October 04, 2012 10:18am PT by Eriq Gardner
Actress Demands Probe of IMDb's 'Misuse' of Personal Info
Last year, actress Huong Hoang set off a firestorm by anonymously suing the Internet Movie Database for revealing her age. She got much sympathy from many in Hollywood, but her case was largely limited to her own personal experience of being identified as an actress in her 40s in an industry that values youth. Hoang's lawsuit didn't go much further in exploring how others have been impacted by iMDb's practice of identifying ages. Until maybe now.
In August, John Dozier, the attorney representing Hoang, suddenly died. Since then, Hoang's new representatives have become more aggressive in the battle against iMDb and its parent company, Amazon.com.
Now, if Hoang's new lawyers get their way, the lawsuit could begin an investigation into how iMDb has allegedly "misused" the personal information of other actors. Further, several Hollywood veterans could be called to testify how iMDb influences casting decisions on movies and TV shows.
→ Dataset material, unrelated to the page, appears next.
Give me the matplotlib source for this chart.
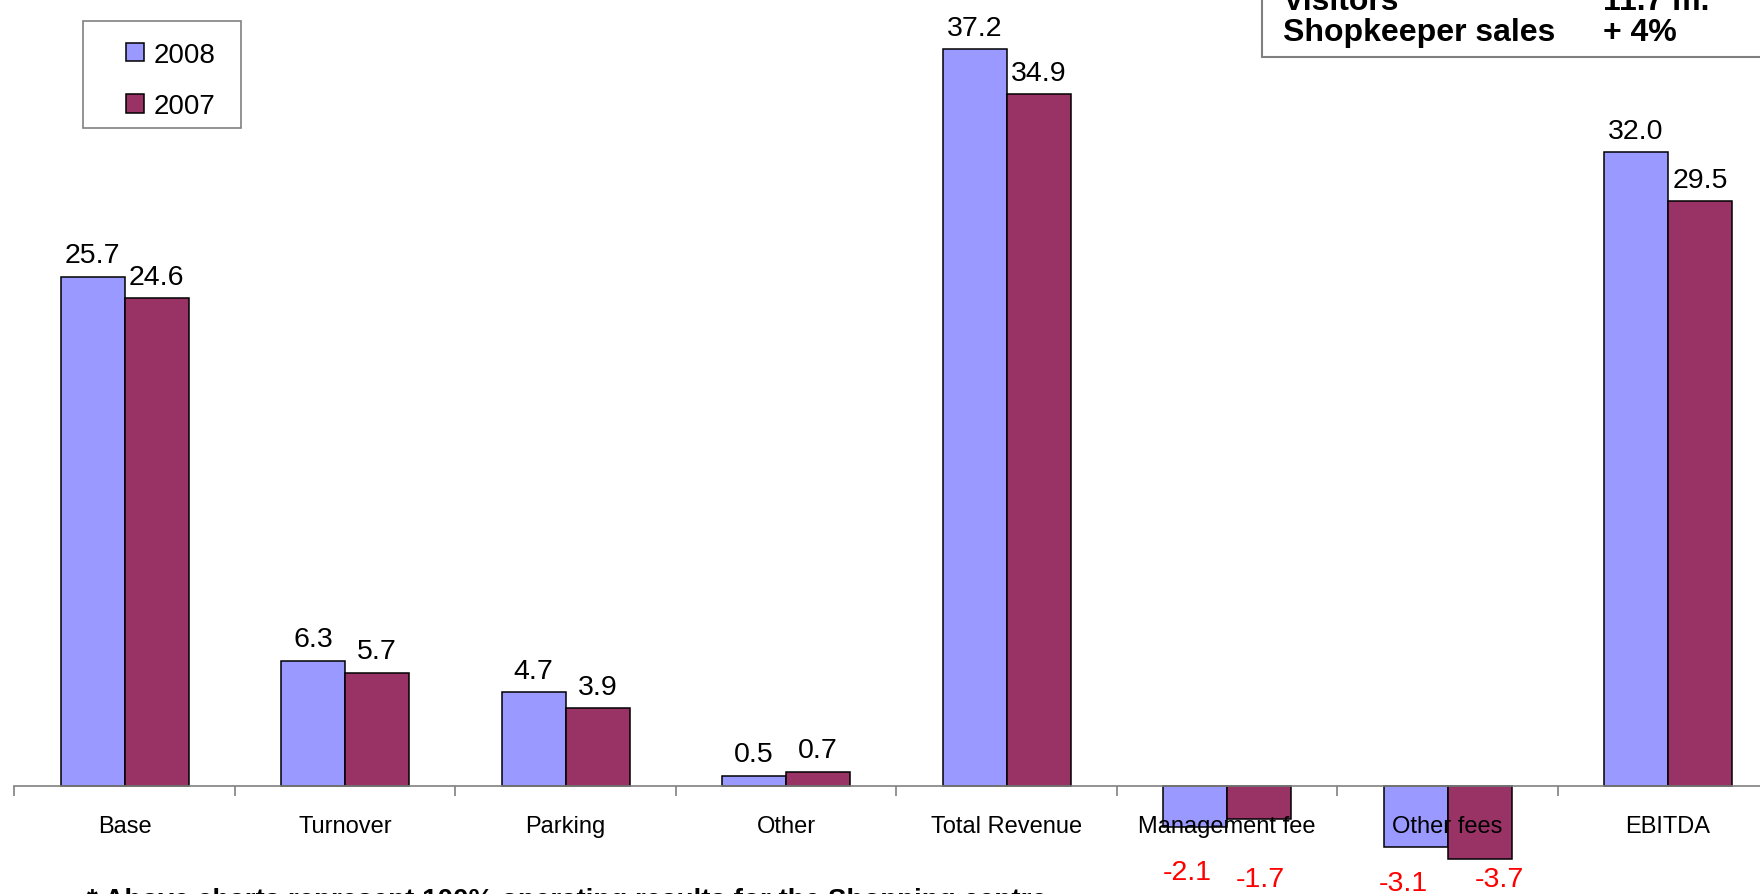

In court papers filed in the past couple of weeks, Hoang's newest lawyers, led by Keith Scully at Newman Du Wors, make clear just how poor a job they believe Dozier did.
As reported at the time of Dozier's death, the late attorney fell asleep during one deposition. He also stipulated to exclude Screen Actors Guild deputy national executive director Duncan Crabtree-Ireland's testimony about the impact of iMDb's age disclosures. And against his client's direction, Dozier didn't investigate how other acting professionals had been impacted by iMDb's alleged misuse of personal information to append website bios with ages. Dozier told Hoang this would be a "distraction."
Now, Hoang's newest lawyers want to reopen discovery with a much fuller investigation. They want Crabtree-Ireland's testimony. They also plan to add witnesses to bolster Hoang's claims. One individual they say is already willing to come forward is Gil Junger, the director of 10 Things I Hate About You and many TV shows. Other potential witnesses are experts outside of the industry such as Nicole Liska, an economist who will offer a statistical assessment of how to value future earnings in the entertainment industry.
Scully also believes that Dozier could have gone further in his examinations of iMDb executives.
For example, one iMDb employee was asked how many times he used subscriber information to correct or add to iMDb's database.
"I don't recall a number and, actually, I don't recall even doing it in the last year," the iMDb employee testified.
The iMDb employee also admitted that the company uses the website PrivateEye.com for the purposes of adding or correcting to its database.
Scully says this iMDb employee was unprepared by the defendants and "admitted it may have misused other customers' private information in the same manner it misused Hoang's," but he faults Dozier for not following up on it. He wants the judge to allow more discovery.
In reaction, iMDb objects because there was no "excusable neglect" that would warrant further delay. The company also refutes how Hoang's attorneys are characterizing the above deposition, saying the employee's words were "twisted" and that the questions were answered clearly.
"Plaintiff cannot now blame her former counsel for lack of discovery and claim that he acted contrary to her 'express direction' to obtain a fresh start," says Breena Roos, the attorney at Perkins Coie representing iMDb.
Scully responds by telling the judge, "Put bluntly, IMDb asks this Court to find that it is simply tough luck for Hoang that her attorney was terminally ill and unable to make viable decisions. Fortunately for fundamental fairness in our judicial system, that is not the law."
A decision on whether discovery is reopened — and perhaps whether others in Hollywood might be called to testify — should be coming soon.